§ **Written request**: Reproduce exactly, and nothing else, the lines from the one that contains "Output the Python" through the one that contains "crowned = ['洗浄成分', 'ボリュームUP']". Leave the pictures out.

§ **Data for this task**:
______________________________
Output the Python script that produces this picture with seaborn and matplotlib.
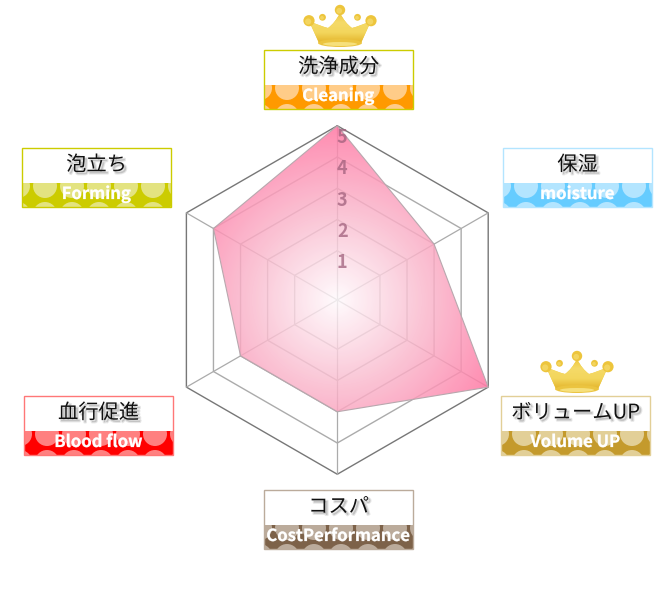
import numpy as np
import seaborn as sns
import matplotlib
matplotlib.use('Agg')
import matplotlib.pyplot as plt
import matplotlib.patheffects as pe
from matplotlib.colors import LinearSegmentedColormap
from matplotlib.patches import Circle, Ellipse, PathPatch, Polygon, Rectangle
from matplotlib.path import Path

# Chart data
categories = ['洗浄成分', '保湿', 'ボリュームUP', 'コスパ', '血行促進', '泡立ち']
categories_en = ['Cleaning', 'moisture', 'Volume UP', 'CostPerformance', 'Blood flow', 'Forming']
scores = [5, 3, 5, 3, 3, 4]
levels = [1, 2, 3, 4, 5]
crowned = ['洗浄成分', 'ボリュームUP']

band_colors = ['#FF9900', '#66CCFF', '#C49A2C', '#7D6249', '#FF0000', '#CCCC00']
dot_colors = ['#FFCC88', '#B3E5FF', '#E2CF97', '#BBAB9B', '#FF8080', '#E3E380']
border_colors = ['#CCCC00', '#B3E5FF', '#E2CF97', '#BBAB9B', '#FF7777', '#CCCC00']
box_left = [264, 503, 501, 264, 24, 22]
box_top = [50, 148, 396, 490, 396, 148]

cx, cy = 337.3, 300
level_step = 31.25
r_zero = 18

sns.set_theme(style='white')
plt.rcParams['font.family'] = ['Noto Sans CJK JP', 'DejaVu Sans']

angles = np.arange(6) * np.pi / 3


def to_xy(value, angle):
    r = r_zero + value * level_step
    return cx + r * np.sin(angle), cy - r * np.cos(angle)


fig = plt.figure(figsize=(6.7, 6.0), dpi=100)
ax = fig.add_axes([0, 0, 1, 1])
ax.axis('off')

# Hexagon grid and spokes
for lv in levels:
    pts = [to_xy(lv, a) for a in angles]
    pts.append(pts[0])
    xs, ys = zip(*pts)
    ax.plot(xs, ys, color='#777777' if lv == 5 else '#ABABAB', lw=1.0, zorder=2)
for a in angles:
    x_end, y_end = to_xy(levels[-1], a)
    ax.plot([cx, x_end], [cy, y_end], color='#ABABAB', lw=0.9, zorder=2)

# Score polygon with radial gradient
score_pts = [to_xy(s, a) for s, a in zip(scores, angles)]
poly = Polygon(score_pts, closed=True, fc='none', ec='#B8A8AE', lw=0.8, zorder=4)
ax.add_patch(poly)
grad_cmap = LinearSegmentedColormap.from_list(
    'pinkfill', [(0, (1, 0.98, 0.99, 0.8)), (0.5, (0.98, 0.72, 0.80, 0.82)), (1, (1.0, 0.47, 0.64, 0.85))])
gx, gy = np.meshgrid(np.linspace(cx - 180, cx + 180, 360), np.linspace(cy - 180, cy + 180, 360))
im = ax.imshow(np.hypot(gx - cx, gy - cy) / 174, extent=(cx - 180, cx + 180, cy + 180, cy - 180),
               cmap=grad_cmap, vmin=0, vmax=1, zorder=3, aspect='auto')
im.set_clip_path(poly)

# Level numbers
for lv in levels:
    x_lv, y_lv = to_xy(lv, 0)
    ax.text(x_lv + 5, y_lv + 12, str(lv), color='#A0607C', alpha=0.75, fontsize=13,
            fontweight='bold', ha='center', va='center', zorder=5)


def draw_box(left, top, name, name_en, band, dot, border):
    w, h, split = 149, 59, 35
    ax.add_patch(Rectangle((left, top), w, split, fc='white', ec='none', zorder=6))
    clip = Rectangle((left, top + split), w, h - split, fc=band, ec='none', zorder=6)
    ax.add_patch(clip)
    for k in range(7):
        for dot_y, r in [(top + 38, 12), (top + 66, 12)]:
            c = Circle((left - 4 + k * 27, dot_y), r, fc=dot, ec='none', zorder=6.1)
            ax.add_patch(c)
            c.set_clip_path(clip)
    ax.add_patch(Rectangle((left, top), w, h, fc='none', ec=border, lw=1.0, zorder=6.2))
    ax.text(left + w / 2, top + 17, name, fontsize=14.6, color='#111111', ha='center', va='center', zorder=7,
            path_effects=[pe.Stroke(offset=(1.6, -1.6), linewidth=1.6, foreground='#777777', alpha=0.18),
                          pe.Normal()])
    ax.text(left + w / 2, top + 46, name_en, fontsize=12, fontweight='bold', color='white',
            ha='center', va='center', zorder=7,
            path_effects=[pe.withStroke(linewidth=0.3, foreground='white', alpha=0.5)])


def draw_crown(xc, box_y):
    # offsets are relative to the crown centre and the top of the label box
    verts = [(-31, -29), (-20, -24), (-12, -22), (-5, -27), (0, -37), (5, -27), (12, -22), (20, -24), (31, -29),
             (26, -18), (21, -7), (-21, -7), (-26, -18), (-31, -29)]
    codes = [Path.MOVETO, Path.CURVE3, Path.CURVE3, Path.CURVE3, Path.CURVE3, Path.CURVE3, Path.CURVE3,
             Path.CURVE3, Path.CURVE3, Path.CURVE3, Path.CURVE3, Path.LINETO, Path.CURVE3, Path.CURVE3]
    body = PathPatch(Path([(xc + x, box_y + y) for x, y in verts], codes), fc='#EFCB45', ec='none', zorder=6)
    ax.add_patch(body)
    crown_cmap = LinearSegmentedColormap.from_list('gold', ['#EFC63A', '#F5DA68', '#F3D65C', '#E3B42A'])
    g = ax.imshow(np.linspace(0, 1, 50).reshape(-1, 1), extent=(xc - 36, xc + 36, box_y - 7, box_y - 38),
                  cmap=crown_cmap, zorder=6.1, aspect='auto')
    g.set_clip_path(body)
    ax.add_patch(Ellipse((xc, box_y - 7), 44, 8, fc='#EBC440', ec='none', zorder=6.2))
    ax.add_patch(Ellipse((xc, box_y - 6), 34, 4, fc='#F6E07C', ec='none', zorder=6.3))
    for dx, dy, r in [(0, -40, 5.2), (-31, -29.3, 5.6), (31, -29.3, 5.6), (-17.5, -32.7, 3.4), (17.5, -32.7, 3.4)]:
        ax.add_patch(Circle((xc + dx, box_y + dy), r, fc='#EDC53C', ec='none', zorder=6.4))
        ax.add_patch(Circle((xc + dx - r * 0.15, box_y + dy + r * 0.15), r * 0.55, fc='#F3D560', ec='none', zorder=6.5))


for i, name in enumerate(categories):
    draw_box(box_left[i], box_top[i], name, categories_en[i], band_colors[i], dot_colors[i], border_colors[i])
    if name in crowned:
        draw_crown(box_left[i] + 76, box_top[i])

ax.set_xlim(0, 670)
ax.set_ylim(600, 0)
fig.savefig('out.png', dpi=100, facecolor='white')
______________________________
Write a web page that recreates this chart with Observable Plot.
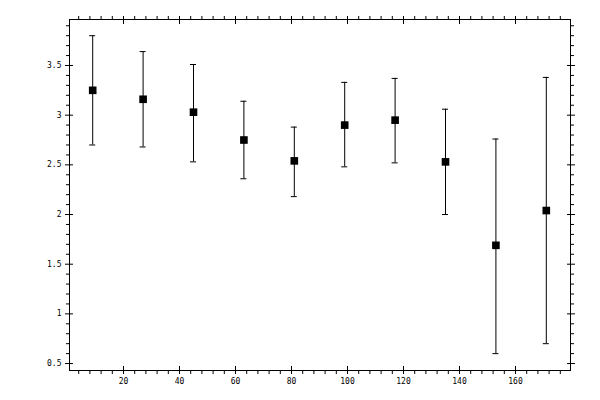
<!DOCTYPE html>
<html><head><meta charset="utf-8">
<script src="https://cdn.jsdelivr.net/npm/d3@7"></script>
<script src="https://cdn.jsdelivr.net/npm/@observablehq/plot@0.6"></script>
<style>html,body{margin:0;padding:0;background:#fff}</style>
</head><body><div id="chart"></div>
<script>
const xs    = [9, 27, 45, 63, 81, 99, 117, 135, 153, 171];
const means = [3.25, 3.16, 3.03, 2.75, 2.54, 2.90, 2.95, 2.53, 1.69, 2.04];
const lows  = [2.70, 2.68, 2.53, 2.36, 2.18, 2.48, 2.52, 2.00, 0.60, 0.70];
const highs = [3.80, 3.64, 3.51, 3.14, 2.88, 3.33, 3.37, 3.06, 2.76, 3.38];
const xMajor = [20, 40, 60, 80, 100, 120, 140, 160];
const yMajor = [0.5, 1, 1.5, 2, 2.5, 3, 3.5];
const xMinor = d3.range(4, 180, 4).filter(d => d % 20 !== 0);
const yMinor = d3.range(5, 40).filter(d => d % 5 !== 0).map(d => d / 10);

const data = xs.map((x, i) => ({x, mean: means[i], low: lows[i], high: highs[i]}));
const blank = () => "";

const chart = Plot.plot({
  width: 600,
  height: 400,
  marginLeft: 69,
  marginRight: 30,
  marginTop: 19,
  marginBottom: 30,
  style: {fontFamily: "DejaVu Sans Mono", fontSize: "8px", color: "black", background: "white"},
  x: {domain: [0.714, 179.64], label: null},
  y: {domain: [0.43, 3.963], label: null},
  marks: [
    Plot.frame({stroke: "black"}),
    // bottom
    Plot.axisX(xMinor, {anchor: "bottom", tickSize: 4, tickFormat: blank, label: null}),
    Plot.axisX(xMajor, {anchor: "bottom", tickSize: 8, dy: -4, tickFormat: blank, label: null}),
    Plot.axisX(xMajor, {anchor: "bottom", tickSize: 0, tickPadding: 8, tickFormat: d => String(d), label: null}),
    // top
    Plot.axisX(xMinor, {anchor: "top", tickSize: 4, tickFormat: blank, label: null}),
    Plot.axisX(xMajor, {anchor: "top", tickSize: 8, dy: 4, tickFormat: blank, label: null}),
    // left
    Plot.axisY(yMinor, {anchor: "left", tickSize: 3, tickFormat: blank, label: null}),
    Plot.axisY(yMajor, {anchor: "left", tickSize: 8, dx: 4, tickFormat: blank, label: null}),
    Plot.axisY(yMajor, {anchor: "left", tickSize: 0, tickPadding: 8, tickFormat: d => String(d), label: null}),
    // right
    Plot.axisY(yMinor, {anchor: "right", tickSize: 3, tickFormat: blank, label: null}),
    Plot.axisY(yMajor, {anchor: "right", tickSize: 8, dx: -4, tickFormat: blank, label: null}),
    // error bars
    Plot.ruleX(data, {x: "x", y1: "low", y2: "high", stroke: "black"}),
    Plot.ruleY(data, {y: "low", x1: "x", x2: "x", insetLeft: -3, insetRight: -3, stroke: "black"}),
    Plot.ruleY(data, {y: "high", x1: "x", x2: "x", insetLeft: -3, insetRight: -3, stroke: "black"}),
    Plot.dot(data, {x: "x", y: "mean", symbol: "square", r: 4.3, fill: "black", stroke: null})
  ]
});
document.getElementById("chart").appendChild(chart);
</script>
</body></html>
______________________________
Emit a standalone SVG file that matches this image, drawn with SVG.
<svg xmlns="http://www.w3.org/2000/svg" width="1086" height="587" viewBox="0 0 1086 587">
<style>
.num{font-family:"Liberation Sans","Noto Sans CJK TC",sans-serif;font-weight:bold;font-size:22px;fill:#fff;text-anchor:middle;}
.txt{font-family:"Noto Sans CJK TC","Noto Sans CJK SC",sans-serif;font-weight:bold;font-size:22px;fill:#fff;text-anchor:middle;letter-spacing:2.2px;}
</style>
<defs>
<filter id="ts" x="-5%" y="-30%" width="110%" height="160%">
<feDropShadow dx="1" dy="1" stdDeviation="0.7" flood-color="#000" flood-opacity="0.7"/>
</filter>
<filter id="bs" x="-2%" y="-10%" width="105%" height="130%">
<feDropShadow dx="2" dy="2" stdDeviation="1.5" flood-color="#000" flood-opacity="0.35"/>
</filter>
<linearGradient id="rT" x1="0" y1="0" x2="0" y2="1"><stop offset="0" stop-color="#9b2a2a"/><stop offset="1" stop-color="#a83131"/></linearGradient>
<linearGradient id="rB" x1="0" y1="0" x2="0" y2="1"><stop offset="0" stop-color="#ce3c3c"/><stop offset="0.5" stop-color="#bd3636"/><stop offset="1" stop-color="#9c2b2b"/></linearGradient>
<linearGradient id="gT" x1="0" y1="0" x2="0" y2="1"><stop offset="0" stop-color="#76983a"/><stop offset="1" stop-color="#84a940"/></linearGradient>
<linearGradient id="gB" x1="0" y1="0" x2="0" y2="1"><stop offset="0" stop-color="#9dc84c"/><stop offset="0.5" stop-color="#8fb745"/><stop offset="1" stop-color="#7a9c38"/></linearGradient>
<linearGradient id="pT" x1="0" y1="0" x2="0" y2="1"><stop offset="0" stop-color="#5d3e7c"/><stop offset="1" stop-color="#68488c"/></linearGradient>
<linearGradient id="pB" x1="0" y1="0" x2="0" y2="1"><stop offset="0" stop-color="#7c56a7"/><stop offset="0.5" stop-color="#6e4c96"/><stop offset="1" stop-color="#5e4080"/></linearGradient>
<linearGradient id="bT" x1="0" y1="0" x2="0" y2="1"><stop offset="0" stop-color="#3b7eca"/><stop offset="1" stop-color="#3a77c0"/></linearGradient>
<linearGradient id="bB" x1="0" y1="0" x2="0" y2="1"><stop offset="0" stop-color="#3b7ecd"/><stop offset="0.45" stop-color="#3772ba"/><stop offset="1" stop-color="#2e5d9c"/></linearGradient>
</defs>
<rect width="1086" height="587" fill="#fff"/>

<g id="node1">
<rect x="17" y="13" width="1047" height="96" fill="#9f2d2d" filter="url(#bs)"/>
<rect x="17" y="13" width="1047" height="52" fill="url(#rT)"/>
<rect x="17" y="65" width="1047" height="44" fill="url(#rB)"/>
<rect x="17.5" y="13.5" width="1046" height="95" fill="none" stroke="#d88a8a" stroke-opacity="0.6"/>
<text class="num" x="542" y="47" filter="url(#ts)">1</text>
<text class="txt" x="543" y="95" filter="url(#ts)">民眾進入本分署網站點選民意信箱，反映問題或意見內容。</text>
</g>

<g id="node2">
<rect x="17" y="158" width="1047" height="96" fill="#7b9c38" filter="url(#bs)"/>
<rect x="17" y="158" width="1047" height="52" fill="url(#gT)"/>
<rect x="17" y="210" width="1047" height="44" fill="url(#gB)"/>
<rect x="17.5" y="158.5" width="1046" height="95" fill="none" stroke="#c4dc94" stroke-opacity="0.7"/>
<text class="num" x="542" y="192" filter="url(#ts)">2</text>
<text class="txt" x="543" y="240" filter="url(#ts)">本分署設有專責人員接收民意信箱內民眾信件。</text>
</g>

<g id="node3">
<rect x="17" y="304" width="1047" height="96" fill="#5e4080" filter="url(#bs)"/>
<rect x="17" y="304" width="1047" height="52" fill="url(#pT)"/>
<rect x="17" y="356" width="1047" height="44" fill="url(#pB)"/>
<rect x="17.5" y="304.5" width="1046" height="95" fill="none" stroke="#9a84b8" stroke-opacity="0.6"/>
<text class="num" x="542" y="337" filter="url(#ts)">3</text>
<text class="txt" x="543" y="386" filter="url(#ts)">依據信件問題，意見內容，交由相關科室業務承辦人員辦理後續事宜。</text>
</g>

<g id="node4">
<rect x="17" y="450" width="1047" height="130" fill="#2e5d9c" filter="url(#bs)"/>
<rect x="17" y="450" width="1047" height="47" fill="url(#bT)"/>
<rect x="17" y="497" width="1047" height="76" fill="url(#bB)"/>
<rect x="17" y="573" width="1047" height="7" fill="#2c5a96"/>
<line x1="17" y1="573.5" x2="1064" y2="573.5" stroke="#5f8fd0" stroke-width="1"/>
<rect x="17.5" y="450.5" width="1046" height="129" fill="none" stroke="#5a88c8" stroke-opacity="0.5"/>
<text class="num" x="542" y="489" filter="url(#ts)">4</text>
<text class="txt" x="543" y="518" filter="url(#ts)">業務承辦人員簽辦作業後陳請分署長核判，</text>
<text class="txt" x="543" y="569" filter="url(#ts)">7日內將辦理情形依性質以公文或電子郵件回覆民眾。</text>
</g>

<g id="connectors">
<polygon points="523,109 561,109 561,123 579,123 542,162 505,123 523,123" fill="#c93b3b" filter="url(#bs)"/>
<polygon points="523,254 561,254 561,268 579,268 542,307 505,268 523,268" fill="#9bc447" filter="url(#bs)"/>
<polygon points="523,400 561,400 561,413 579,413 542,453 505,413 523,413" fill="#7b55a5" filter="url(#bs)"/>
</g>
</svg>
______________________________
§ **Solution for this exercise**:
Output the Python script that produces this picture with seaborn and matplotlib.
import numpy as np
import seaborn as sns
import matplotlib
matplotlib.use('Agg')
import matplotlib.pyplot as plt
import matplotlib.patheffects as pe
from matplotlib.colors import LinearSegmentedColormap
from matplotlib.patches import Circle, Ellipse, PathPatch, Polygon, Rectangle
from matplotlib.path import Path

# Chart data
categories = ['洗浄成分', '保湿', 'ボリュームUP', 'コスパ', '血行促進', '泡立ち']
categories_en = ['Cleaning', 'moisture', 'Volume UP', 'CostPerformance', 'Blood flow', 'Forming']
scores = [5, 3, 5, 3, 3, 4]
levels = [1, 2, 3, 4, 5]
crowned = ['洗浄成分', 'ボリュームUP']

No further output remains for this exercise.